Начиная с весны 1915 года, когда выяснился затяжной характер войны, стремление «устроиться как-нибудь», «приспособиться» где-нибудь побезопаснее стало характерным для огромного большинства этой «соли земли». В ход пускались связи и знакомства — и цветущий здоровьем молодой человек объявлялся неизлечимо больным либо незаменимым специалистом в какой-нибудь замысловатой области. Характерным показателем глубокого разложения русского общества было то, что подобного рода поступки не вызывали почти ни у кого презрения и осуждения. Наоборот, общество относилось к таким «приспособившимся» скорее сочувственно.
Бесчисленные организации Земско-городского союза стали спасительным прибежищем для полутораста тысяч интеллигентных молодых людей, не желавших идти на фронт, щеголявших полувоенной формой и наводнявших собой отдаленные тылы, а в затишье и прифронтовую зону. Эти «земгусары» имели на армию огромное разлагающее влияние, сообщая части фронтового офицерства и солдатам упадочные настроения тыла, став проводниками ядовитых сплетен, мощным орудием антиправительственной агитации. На это и рассчитывали учредители и возглавители Земгора, которым необходимо было заручиться поддержкой возможно более широких военных кругов в своей борьбе с правительством. Духовному оскудению сопутствовало падение нравов. Оно наблюдалось во всех воевавших странах, но ни в одной из них не сказалось в таких небывалых размерах, как в России.

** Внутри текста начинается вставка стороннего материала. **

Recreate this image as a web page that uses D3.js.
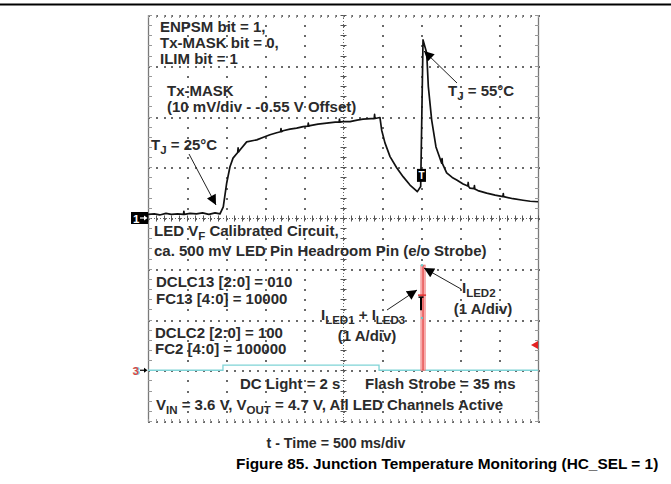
<!DOCTYPE html>
<html><head><meta charset="utf-8">
<script src="https://cdn.jsdelivr.net/npm/d3@7"></script>
<style>
html,body{margin:0;padding:0;background:#fff;}
svg text{font-family:"Liberation Sans",Arial,sans-serif;font-weight:bold;}
</style></head>
<body><svg id="c" width="671" height="484"></svg>
<script>
// ---- data ----
// Channel 1 (Tx-MASK), time in ms, value in mV (10 mV/div)
const txTime = [0,80,150,230,300,380,455,460,465,540,620,700,780,860,923,965,1009,1051,1090,1150,1155,1160,1179,1265,1394,1480,1564,1650,1700,1705,1710,1731,1820,1906,1990,2050,2055,2060,2077,2180,2291,2400,2450,2455,2460,2500,2590,2680,2756,2860,2900,2905,2910,2974,2996,3038,3103,3188,3273,3359,3410,3453,3496,3526,3573,3594,3637,3692,3765,3770,3775,3829,3900,3958,4040,4100,4105,4110,4128,4180,4185,4190,4230,4342,4450,4551,4555,4560,4680,4808,4900,5000];
const txMv   = [0.7,0.8,0.6,0.9,0.7,0.8,0.7,1.3,0.7,0.9,0.8,1.0,0.7,1.0,0.8,2.2,6.9,10.1,11.8,12.9,13.8,13.0,13.4,15.0,15.4,15.9,16.4,16.8,17.0,17.6,17.0,17.2,17.5,17.7,18.0,18.1,18.7,18.1,18.2,18.5,18.7,18.9,18.9,19.5,18.9,19.0,19.0,19.3,19.5,19.6,19.6,20.4,19.6,19.8,17.3,14.8,12.1,9.9,8.1,6.5,5.8,5.2,6.2,35.1,32.5,25.9,19.3,14.0,10.8,11.7,10.7,8.9,8.0,7.5,6.7,6.3,7.0,6.2,5.9,5.8,6.4,5.7,5.4,4.9,4.5,4.2,4.8,4.2,3.8,3.5,3.3,3.2];
// Channel 3 (LED currents), time in ms, current in A (1 A/div)
const dcTime = [0,961,961,2962,2962,5000];
const dcAmp  = [0,0,0.1,0.1,0,0];
const flashStart = 3500, flashEnd = 3552;
const iLed2Peak = 2.07, iLed13Level = 1.48;
const ch1OffsetDiv = 0, ch3OffsetDiv = -3;

// ---- layout ----
const svg = d3.select("#c");
const L=148,R=538,T=15,B=421;
const x = d3.scaleLinear().domain([0,5000]).range([L,R]);
const yDiv = d3.scaleLinear().domain([-4,4]).range([B,T]);
const y1 = v => yDiv(ch1OffsetDiv + v/10);
const y3 = a => yDiv(ch3OffsetDiv + a/1);
const divW = (R-L)/10, divH = (B-T)/8;

// top rule
svg.append("line").attr("x1",0).attr("x2",671).attr("y1",4.5).attr("y2",4.5).attr("stroke","#000").attr("stroke-width",1.8);

// grid (dotted)
const g = svg.append("g");
const dotCol = "#6a6a6a";
for(let i=1;i<10;i++){
  const xx = Math.round(L+i*divW);
  for(let k=0;k<=40;k++){
    g.append("rect").attr("x",xx).attr("y",Math.round(T+k*divH/5)).attr("width",2).attr("height",2).attr("fill",dotCol);
  }
}
for(let j=0;j<=8;j++){
  const yy = Math.round(T+j*divH);
  for(let k=0;k<=50;k++){
    g.append("rect").attr("x",Math.round(L+k*divW/5)).attr("y",yy).attr("width",2).attr("height",2).attr("fill",dotCol);
  }
}
// borders
[L,R].forEach(xx=>g.append("line").attr("x1",xx+0.5).attr("x2",xx+0.5).attr("y1",T).attr("y2",B+1).attr("stroke","#7a7a7a").attr("stroke-width",1.3));
// minor ticks on centre axes and borders
const cx = Math.round(L+5*divW)+0.5, cy = Math.round(T+4*divH)+0.5;
for(let k=0;k<=40;k++){
  const yy=Math.round(T+k*divH/5)+0.5;
  g.append("line").attr("x1",cx-3).attr("x2",cx+3).attr("y1",yy).attr("y2",yy).attr("stroke","#555").attr("stroke-width",1);
  g.append("line").attr("x1",L).attr("x2",L+4).attr("y1",yy).attr("y2",yy).attr("stroke","#999").attr("stroke-width",1);
  g.append("line").attr("x1",R-3).attr("x2",R+1).attr("y1",yy).attr("y2",yy).attr("stroke","#999").attr("stroke-width",1);
}
for(let k=0;k<=50;k++){
  const xx=Math.round(L+k*divW/5)+0.5;
  g.append("line").attr("x1",xx).attr("x2",xx).attr("y1",cy-3).attr("y2",cy+3).attr("stroke","#555").attr("stroke-width",1);
  g.append("line").attr("x1",xx).attr("x2",xx).attr("y1",T).attr("y2",T+3).attr("stroke","#999").attr("stroke-width",1);
  g.append("line").attr("x1",xx).attr("x2",xx).attr("y1",B-2).attr("y2",B+1).attr("stroke","#999").attr("stroke-width",1);
}
g.append("line").attr("x1",cx).attr("x2",cx).attr("y1",T).attr("y2",B).attr("stroke","#666").attr("stroke-width",1).attr("stroke-dasharray","1,2");
g.append("line").attr("x1",L).attr("x2",R).attr("y1",cy).attr("y2",cy).attr("stroke","#666").attr("stroke-width",1).attr("stroke-dasharray","1,2");

// channel 3 traces
const dcLine = d3.line().x((d,i)=>x(dcTime[i])).y((d,i)=>y3(dcAmp[i]));
svg.append("path").attr("d",dcLine(dcTime)).attr("fill","none").attr("stroke","#7fd3d6").attr("stroke-width",1.3);
svg.append("rect").attr("x",x(flashStart)).attr("width",x(flashEnd)-x(flashStart))
  .attr("y",y3(iLed2Peak)).attr("height",y3(0)-y3(iLed2Peak))
  .attr("fill","#fcdede").attr("stroke","#f07070").attr("stroke-width",1);
svg.append("line").attr("x1",x((flashStart+flashEnd)/2)).attr("x2",x((flashStart+flashEnd)/2))
  .attr("y1",y3(iLed2Peak)).attr("y2",y3(0)).attr("stroke","#e02020").attr("stroke-width",1.2);
svg.append("line").attr("x1",x(flashStart)-3).attr("x2",x(flashEnd)+1).attr("y1",y3(iLed13Level)).attr("y2",y3(iLed13Level)).attr("stroke","#e03030").attr("stroke-width",1.5);
[iLed2Peak, iLed13Level-0.45].forEach(a=>{
  svg.append("circle").attr("cx",x(flashStart)+1).attr("cy",y3(a)).attr("r",1.2).attr("fill","#66cccc");
});
// small T glyph on flash
const tgx = x(flashStart), tgy = y3(iLed13Level);
svg.append("line").attr("x1",tgx-2.5).attr("x2",tgx+2.5).attr("y1",tgy+2).attr("y2",tgy+2).attr("stroke","#000").attr("stroke-width",1.5);
svg.append("line").attr("x1",tgx).attr("x2",tgx).attr("y1",tgy+2).attr("y2",tgy+15).attr("stroke","#000").attr("stroke-width",2);
// red right-side marker
svg.append("path").attr("d",`M${R-7},${y3(0.5)} L${R},${y3(0.5)-4} L${R},${y3(0.5)+4} Z`).attr("fill","#e42020");

// channel 1 trace
const txLine = d3.line().x((d,i)=>x(txTime[i])).y((d,i)=>y1(txMv[i]));
svg.append("path").attr("d",txLine(txTime)).attr("fill","none").attr("stroke","#111").attr("stroke-width",1.7).attr("stroke-linejoin","round");

// trigger marker T box on trace 1
const tbx = x(3506), tby = y1(8.4);
svg.append("rect").attr("x",tbx-4.5).attr("y",tby-6.5).attr("width",9).attr("height",13).attr("fill","#000");
svg.append("text").attr("x",tbx).attr("y",tby+4).attr("text-anchor","middle").attr("fill","#fff").attr("font-size",10).text("T");

// channel markers (drawn arrows)
function chArrow(yy,col){
  svg.append("line").attr("x1",140).attr("x2",146).attr("y1",yy).attr("y2",yy).attr("stroke",col).attr("stroke-width",1.2);
  svg.append("path").attr("d",`M147.5,${yy} L144,${yy-2.5} L144,${yy+2.5} Z`).attr("fill",col);
}
svg.append("rect").attr("x",131).attr("y",y1(0)-6).attr("width",17).attr("height",12).attr("fill","#000");
svg.append("text").attr("x",133).attr("y",y1(0)+4.5).attr("fill","#fff").attr("font-size",11.5).text("1");
chArrow(y1(0),"#fff");
svg.append("text").attr("x",133.5).attr("y",y3(0)+4.5).attr("fill","#66cccc").attr("font-size",11.5).text("3");
svg.append("text").attr("x",132.5).attr("y",y3(0)+4.5).attr("fill","#e03030").attr("font-size",11.5).attr("opacity",0.85).text("3");
chArrow(y3(0),"#000");

// arrows
const defs = svg.append("defs");
defs.append("marker").attr("id","ah").attr("viewBox","0 0 10 10").attr("refX",10).attr("refY",5)
  .attr("markerWidth",11).attr("markerHeight",10).attr("markerUnits","userSpaceOnUse").attr("orient","auto")
  .append("path").attr("d","M0,0 L10,5 L0,10 Z").attr("fill","#000");
function arrow(x1,y1_,x2,y2){
  svg.append("line").attr("x1",x1).attr("y1",y1_).attr("x2",x2).attr("y2",y2).attr("stroke","#222").attr("stroke-width",1).attr("marker-end","url(#ah)");
}
arrow(189,154,216,205);
arrow(457,83,424,51);
arrow(387,310,417,290);
arrow(461,289,424,268);

// text
const tc = "#2b2b2b";
const FS = 15;
function sub(xp,yp,segs,anchor,size){
  const t = svg.append("text").attr("x",xp).attr("y",yp).attr("fill",tc).attr("font-size",size||FS).attr("text-anchor",anchor||"start");
  let down=false;
  segs.forEach(([s,isSub])=>{
    const ts=t.append("tspan").text(s);
    if(isSub&&!down){ts.attr("dy",3.5).attr("font-size",11.5);down=true;}
    else if(isSub){ts.attr("font-size",11.5);}
    else if(!isSub&&down){ts.attr("dy",-3.5);down=false;}
  });
}
sub(160,32,[["ENPSM bit = 1,",false]]);
sub(160,48,[["Tx-MASK bit = 0,",false]]);
sub(160,64,[["ILIM bit = 1",false]]);
sub(167,96,[["Tx-MASK",false]]);
sub(167,112,[["(10 mV/div - -0.55 V Offset)",false]]);
sub(151,150,[["T",false],["J",true],[" = 25°C",false]]);
sub(448,96,[["T",false],["J",true],[" = 55°C",false]]);
sub(154,236,[["LED V",false],["F",true],[" Calibrated Circuit,",false]]);
sub(154,256,[["ca. 500 mV LED Pin Headroom Pin (e/o Strobe)",false]]);
sub(156,287,[["DCLC13 [2:0] = 010",false]]);
sub(156,304,[["FC13 [4:0] = 10000",false]]);
sub(155,338,[["DCLC2 [2:0] = 100",false]]);
sub(155,354,[["FC2 [4:0] = 100000",false]]);
sub(321,320,[["I",false],["LED1",true],[" + I",false],["LED3",true]]);
sub(367,341,[["(1 A/div)",false]],"middle");
sub(462,293,[["I",false],["LED2",true]]);
sub(483,314,[["(1 A/div)",false]],"middle");
sub(240,389,[["DC Light = 2 s",false]]);
sub(365,389,[["Flash Strobe = 35 ms",false]]);
sub(156,410,[["V",false],["IN",true],[" = 3.6 V, V",false],["OUT",true],[" = 4.7 V, All LED Channels Active",false]]);
sub(336,448,[["t - Time = 500 ms/div",false]],"middle",14.2);
svg.append("text").attr("x",236).attr("y",469).attr("fill","#000").attr("font-size",15.4).text("Figure 85. Junction Temperature Monitoring (HC_SEL = 1)");
</script></body></html>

Разгулу способствовало обилие денег — излишне высокие оклады военного времени, а главное — непомерная нажива общественных организаций на поставках в армию. Фронт утопал в крови, тыл купался в вине. Хаотическое «беженство» лета — осени 1915 года с его психологией «после нас — хоть потоп!» и «все равно пропадать!» тоже способствовало всеобщей деморализации. Но главными растлителями духа были безобразно раздувшиеся организации Земско-городского союза с их сотнями тысяч развращенной мужской и женской молодежи… Общество стремилось «забыть» о затянувшейся войне. А общественность видела в ней дело прибыльное и экономически и сулившее заманчивые политические возможности.